* [EXERCISE DIRECTIONS]
Skip the pictures and repeat each line of the data exactly.

━━━━━ SOURCE MATERIAL ━━━━━

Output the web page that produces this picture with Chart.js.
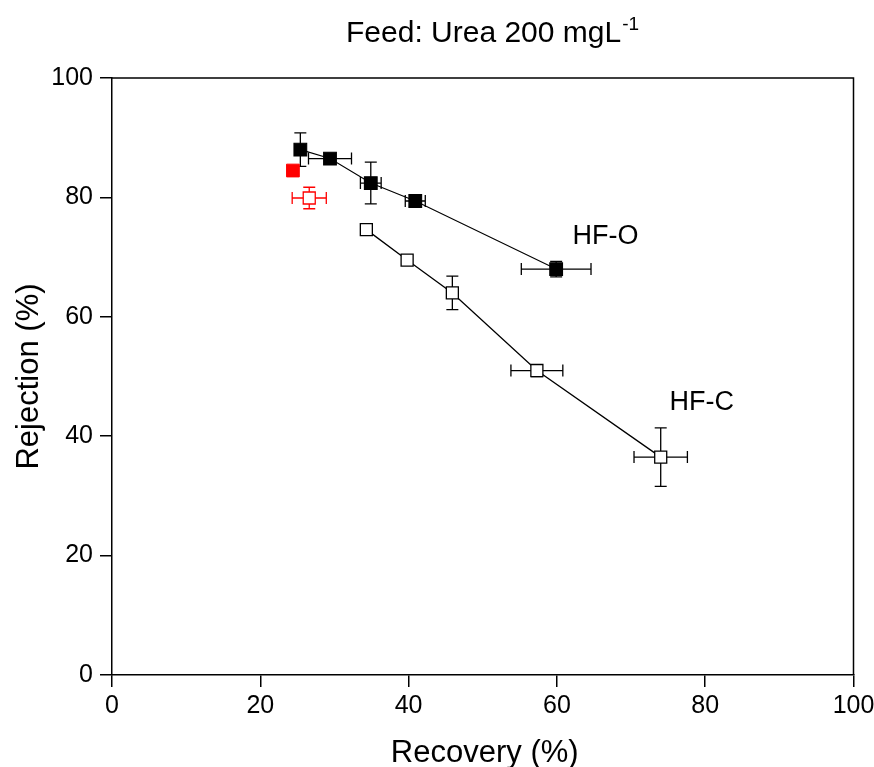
<!DOCTYPE html>
<html>
<head>
<meta charset="utf-8">
<script src="https://cdn.jsdelivr.net/npm/chart.js@4.4.1/dist/chart.umd.min.js"></script>
<style>
  html, body { margin: 0; padding: 0; background: #fff; }
  canvas { display: block; }
</style>
</head>
<body>
<canvas id="chart" width="874" height="767"></canvas>
<script>
// HF-O (filled squares)
const hfoX = [25.4, 29.4, 34.9, 40.9, 59.9];
const hfoY = [88.0, 86.5, 82.4, 79.4, 68.0];
const hfoErrX = [0, 2.9, 1.4, 1.35, 4.7];
const hfoErrY = [2.8, 0.6, 3.5, 0.7, 1.3];

// HF-C (open squares)
const hfcX = [34.3, 39.8, 45.9, 57.3, 74.0];
const hfcY = [74.6, 69.5, 64.0, 51.0, 36.5];
const hfcErrX = [0.6, 0.5, 0, 3.5, 3.6];
const hfcErrY = [0.6, 0.7, 2.8, 1.0, 4.9];

// red points
const redOpenX = [26.6];
const redOpenY = [79.9];
const redOpenErrX = [2.3];
const redOpenErrY = [1.8];
const redFillX = [24.4];
const redFillY = [84.5];

const xTicks = [0, 20, 40, 60, 80, 100];
const yTicks = [0, 20, 40, 60, 80, 100];

const FONT = 'Liberation Sans, Arial, sans-serif';

function pts(xs, ys) {
    return xs.map((x, i) => ({ x: x, y: ys[i] }));
}

// error bars, drawn under the markers
const errorBars = {
    id: 'errorBars',
    beforeDatasetsDraw(chart) {
        const ctx = chart.ctx;
        const xs = chart.scales.x;
        const ys = chart.scales.y;
        const cap = 6;
        chart.data.datasets.forEach(ds => {
            if (!ds.errX) return;
            ctx.save();
            ctx.strokeStyle = ds.errColor;
            ctx.lineWidth = 1.3;
            ds.data.forEach((p, i) => {
                const px = xs.getPixelForValue(p.x);
                const py = ys.getPixelForValue(p.y);
                const ex = ds.errX[i], ey = ds.errY[i];
                if (ex > 0) {
                    const l = xs.getPixelForValue(p.x - ex);
                    const r = xs.getPixelForValue(p.x + ex);
                    ctx.beginPath();
                    ctx.moveTo(l, py); ctx.lineTo(r, py);
                    ctx.moveTo(l, py - cap); ctx.lineTo(l, py + cap);
                    ctx.moveTo(r, py - cap); ctx.lineTo(r, py + cap);
                    ctx.stroke();
                }
                if (ey > 0) {
                    const t = ys.getPixelForValue(p.y + ey);
                    const b = ys.getPixelForValue(p.y - ey);
                    ctx.beginPath();
                    ctx.moveTo(px, t); ctx.lineTo(px, b);
                    ctx.moveTo(px - cap, t); ctx.lineTo(px + cap, t);
                    ctx.moveTo(px - cap, b); ctx.lineTo(px + cap, b);
                    ctx.stroke();
                }
            });
            ctx.restore();
        });
    }
};

// frame, titles and labels
const decorations = {
    id: 'decorations',
    afterDraw(chart) {
        const ctx = chart.ctx;
        const a = chart.chartArea;
        const xs = chart.scales.x;
        const ys = chart.scales.y;
        ctx.save();
        ctx.strokeStyle = '#000';
        ctx.lineWidth = 1.5;
        ctx.beginPath();
        ctx.moveTo(a.left, a.top); ctx.lineTo(a.right, a.top); ctx.lineTo(a.right, a.bottom);
        ctx.stroke();

        ctx.fillStyle = '#000';
        ctx.textBaseline = 'alphabetic';

        // title
        ctx.font = '30px ' + FONT;
        ctx.textAlign = 'left';
        const main = 'Feed: Urea 200 mgL';
        ctx.fillText(main, 346, 42);
        const w = ctx.measureText(main).width;
        ctx.font = '19px ' + FONT;
        ctx.fillText('-1', 346 + w + 1, 30);

        // axis titles
        ctx.font = '31px ' + FONT;
        ctx.textAlign = 'center';
        ctx.fillText('Recovery (%)', (a.left + a.right) / 2 + 2, 762);
        ctx.save();
        ctx.translate(38, (a.top + a.bottom) / 2);
        ctx.rotate(-Math.PI / 2);
        ctx.fillText('Rejection (%)', 0, 0);
        ctx.restore();

        // series labels
        ctx.font = '27px ' + FONT;
        ctx.textAlign = 'left';
        ctx.fillText('HF-O', xs.getPixelForValue(62.1), ys.getPixelForValue(72.2));
        ctx.fillText('HF-C', xs.getPixelForValue(75.2), ys.getPixelForValue(44.4));
        ctx.restore();
    }
};

new Chart(document.getElementById('chart'), {
    type: 'scatter',
    data: {
        datasets: [
            {
                label: 'red filled',
                data: pts(redFillX, redFillY),
                pointStyle: 'rect',
                pointRadius: 9,
                backgroundColor: '#ff0000',
                borderColor: '#ff0000',
                borderWidth: 1,
                showLine: false
            },
            {
                label: 'HF-O',
                data: pts(hfoX, hfoY),
                errX: hfoErrX, errY: hfoErrY, errColor: '#000',
                pointStyle: 'rect',
                pointRadius: 9,
                backgroundColor: '#000',
                borderColor: '#000',
                showLine: true,
                borderWidth: 1.1
            },
            {
                label: 'red open',
                data: pts(redOpenX, redOpenY),
                errX: redOpenErrX, errY: redOpenErrY, errColor: '#ff0000',
                pointStyle: 'rect',
                pointRadius: 8.5,
                backgroundColor: '#fff',
                borderColor: '#ff0000',
                borderWidth: 1.3,
                showLine: false
            },
            {
                label: 'HF-C',
                data: pts(hfcX, hfcY),
                errX: hfcErrX, errY: hfcErrY, errColor: '#000',
                pointStyle: 'rect',
                pointRadius: 8.5,
                backgroundColor: '#fff',
                borderColor: '#000',
                borderWidth: 1.3,
                showLine: true
            }
        ]
    },
    options: {
        responsive: false,
        animation: false,
        layout: { padding: { top: 78, right: 20.5, left: 0, bottom: 0 } },
        plugins: {
            legend: { display: false },
            tooltip: { enabled: false }
        },
        scales: {
            x: {
                type: 'linear',
                min: 0, max: 100,
                afterFit(scale) {
                    scale.height = 92;
                    scale.paddingLeft = 0;
                    scale.paddingRight = 0;
                },
                afterBuildTicks(scale) { scale.ticks = xTicks.map(v => ({ value: v })); },
                grid: { drawOnChartArea: false, drawTicks: true, tickLength: 12, color: '#000', lineWidth: 1.5 },
                border: { display: true, color: '#000', width: 1.5 },
                ticks: { color: '#000', font: { family: FONT, size: 25 }, padding: 4, maxRotation: 0 }
            },
            y: {
                type: 'linear',
                min: 0, max: 100,
                afterFit(scale) {
                    scale.width = 112;
                    scale.paddingTop = 0;
                    scale.paddingBottom = 0;
                },
                afterBuildTicks(scale) { scale.ticks = yTicks.map(v => ({ value: v })); },
                grid: { drawOnChartArea: false, drawTicks: true, tickLength: 12, color: '#000', lineWidth: 1.5 },
                border: { display: true, color: '#000', width: 1.5 },
                ticks: { color: '#000', font: { family: FONT, size: 25 }, padding: 7 }
            }
        }
    },
    plugins: [errorBars, decorations]
});
</script>
</body>
</html>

━━━━━

* [SOLUTION BELOW]
Output the web page that produces this picture with Chart.js.
<!DOCTYPE html>
<html>
<head>
<meta charset="utf-8">
<script src="https://cdn.jsdelivr.net/npm/chart.js@4.4.1/dist/chart.umd.min.js"></script>
<style>
  html, body { margin: 0; padding: 0; background: #fff; }
  canvas { display: block; }
</style>
</head>
<body>
<canvas id="chart" width="874" height="767"></canvas>
<script>
// HF-O (filled squares)
const hfoX = [25.4, 29.4, 34.9, 40.9, 59.9];
const hfoY = [88.0, 86.5, 82.4, 79.4, 68.0];
const hfoErrX = [0, 2.9, 1.4, 1.35, 4.7];
const hfoErrY = [2.8, 0.6, 3.5, 0.7, 1.3];

// HF-C (open squares)
const hfcX = [34.3, 39.8, 45.9, 57.3, 74.0];
const hfcY = [74.6, 69.5, 64.0, 51.0, 36.5];
const hfcErrX = [0.6, 0.5, 0, 3.5, 3.6];
const hfcErrY = [0.6, 0.7, 2.8, 1.0, 4.9];

// red points
const redOpenX = [26.6];
const redOpenY = [79.9];
const redOpenErrX = [2.3];
const redOpenErrY = [1.8];
const redFillX = [24.4];
const redFillY = [84.5];

const xTicks = [0, 20, 40, 60, 80, 100];
const yTicks = [0, 20, 40, 60, 80, 100];

const FONT = 'Liberation Sans, Arial, sans-serif';

function pts(xs, ys) {
    return xs.map((x, i) => ({ x: x, y: ys[i] }));
}

// error bars, drawn under the markers
const errorBars = {
    id: 'errorBars',
    beforeDatasetsDraw(chart) {
        const ctx = chart.ctx;
        const xs = chart.scales.x;
        const ys = chart.scales.y;
        const cap = 6;
        chart.data.datasets.forEach(ds => {
            if (!ds.errX) return;
            ctx.save();
            ctx.strokeStyle = ds.errColor;
            ctx.lineWidth = 1.3;
            ds.data.forEach((p, i) => {
                const px = xs.getPixelForValue(p.x);
                const py = ys.getPixelForValue(p.y);
                const ex = ds.errX[i], ey = ds.errY[i];
                if (ex > 0) {
                    const l = xs.getPixelForValue(p.x - ex);
                    const r = xs.getPixelForValue(p.x + ex);
                    ctx.beginPath();
                    ctx.moveTo(l, py); ctx.lineTo(r, py);
                    ctx.moveTo(l, py - cap); ctx.lineTo(l, py + cap);
                    ctx.moveTo(r, py - cap); ctx.lineTo(r, py + cap);
                    ctx.stroke();
                }
                if (ey > 0) {
                    const t = ys.getPixelForValue(p.y + ey);
                    const b = ys.getPixelForValue(p.y - ey);
                    ctx.beginPath();
                    ctx.moveTo(px, t); ctx.lineTo(px, b);
                    ctx.moveTo(px - cap, t); ctx.lineTo(px + cap, t);
                    ctx.moveTo(px - cap, b); ctx.lineTo(px + cap, b);
                    ctx.stroke();
                }
            });
            ctx.restore();
        });
    }
};

// frame, titles and labels
const decorations = {
    id: 'decorations',
    afterDraw(chart) {
        const ctx = chart.ctx;
        const a = chart.chartArea;
        const xs = chart.scales.x;
        const ys = chart.scales.y;
        ctx.save();
        ctx.strokeStyle = '#000';
        ctx.lineWidth = 1.5;
        ctx.beginPath();
        ctx.moveTo(a.left, a.top); ctx.lineTo(a.right, a.top); ctx.lineTo(a.right, a.bottom);
        ctx.stroke();

        ctx.fillStyle = '#000';
        ctx.textBaseline = 'alphabetic';

        // title
        ctx.font = '30px ' + FONT;
        ctx.textAlign = 'left';
        const main = 'Feed: Urea 200 mgL';
        ctx.fillText(main, 346, 42);
        const w = ctx.measureText(main).width;
        ctx.font = '19px ' + FONT;
        ctx.fillText('-1', 346 + w + 1, 30);

        // axis titles
        ctx.font = '31px ' + FONT;
        ctx.textAlign = 'center';
        ctx.fillText('Recovery (%)', (a.left + a.right) / 2 + 2, 762);
        ctx.save();
        ctx.translate(38, (a.top + a.bottom) / 2);
        ctx.rotate(-Math.PI / 2);
        ctx.fillText('Rejection (%)', 0, 0);
        ctx.restore();

        // series labels
        ctx.font = '27px ' + FONT;
        ctx.textAlign = 'left';
        ctx.fillText('HF-O', xs.getPixelForValue(62.1), ys.getPixelForValue(72.2));
        ctx.fillText('HF-C', xs.getPixelForValue(75.2), ys.getPixelForValue(44.4));
        ctx.restore();
    }
};

new Chart(document.getElementById('chart'), {
    type: 'scatter',
    data: {
        datasets: [
            {
                label: 'red filled',
                data: pts(redFillX, redFillY),
                pointStyle: 'rect',
                pointRadius: 9,
                backgroundColor: '#ff0000',
                borderColor: '#ff0000',
                borderWidth: 1,
                showLine: false
            },
            {
                label: 'HF-O',
                data: pts(hfoX, hfoY),
                errX: hfoErrX, errY: hfoErrY, errColor: '#000',
                pointStyle: 'rect',
                pointRadius: 9,
                backgroundColor: '#000',
                borderColor: '#000',
                showLine: true,
                borderWidth: 1.1
            },
            {
                label: 'red open',
                data: pts(redOpenX, redOpenY),
                errX: redOpenErrX, errY: redOpenErrY, errColor: '#ff0000',
                pointStyle: 'rect',
                pointRadius: 8.5,
                backgroundColor: '#fff',
                borderColor: '#ff0000',
                borderWidth: 1.3,
                showLine: false
            },
            {
                label: 'HF-C',
                data: pts(hfcX, hfcY),
                errX: hfcErrX, errY: hfcErrY, errColor: '#000',
                pointStyle: 'rect',
                pointRadius: 8.5,
                backgroundColor: '#fff',
                borderColor: '#000',
                borderWidth: 1.3,
                showLine: true
            }
        ]
    },
    options: {
        responsive: false,
        animation: false,
        layout: { padding: { top: 78, right: 20.5, left: 0, bottom: 0 } },
        plugins: {
            legend: { display: false },
            tooltip: { enabled: false }
        },
        scales: {
            x: {
                type: 'linear',
                min: 0, max: 100,
                afterFit(scale) {
                    scale.height = 92;
                    scale.paddingLeft = 0;
                    scale.paddingRight = 0;
                },
                afterBuildTicks(scale) { scale.ticks = xTicks.map(v => ({ value: v })); },
                grid: { drawOnChartArea: false, drawTicks: true, tickLength: 12, color: '#000', lineWidth: 1.5 },
                border: { display: true, color: '#000', width: 1.5 },
                ticks: { color: '#000', font: { family: FONT, size: 25 }, padding: 4, maxRotation: 0 }
            },
            y: {
                type: 'linear',
                min: 0, max: 100,
                afterFit(scale) {
                    scale.width = 112;
                    scale.paddingTop = 0;
                    scale.paddingBottom = 0;
                },
                afterBuildTicks(scale) { scale.ticks = yTicks.map(v => ({ value: v })); },
                grid: { drawOnChartArea: false, drawTicks: true, tickLength: 12, color: '#000', lineWidth: 1.5 },
                border: { display: true, color: '#000', width: 1.5 },
                ticks: { color: '#000', font: { family: FONT, size: 25 }, padding: 7 }
            }
        }
    },
    plugins: [errorBars, decorations]
});
</script>
</body>
</html>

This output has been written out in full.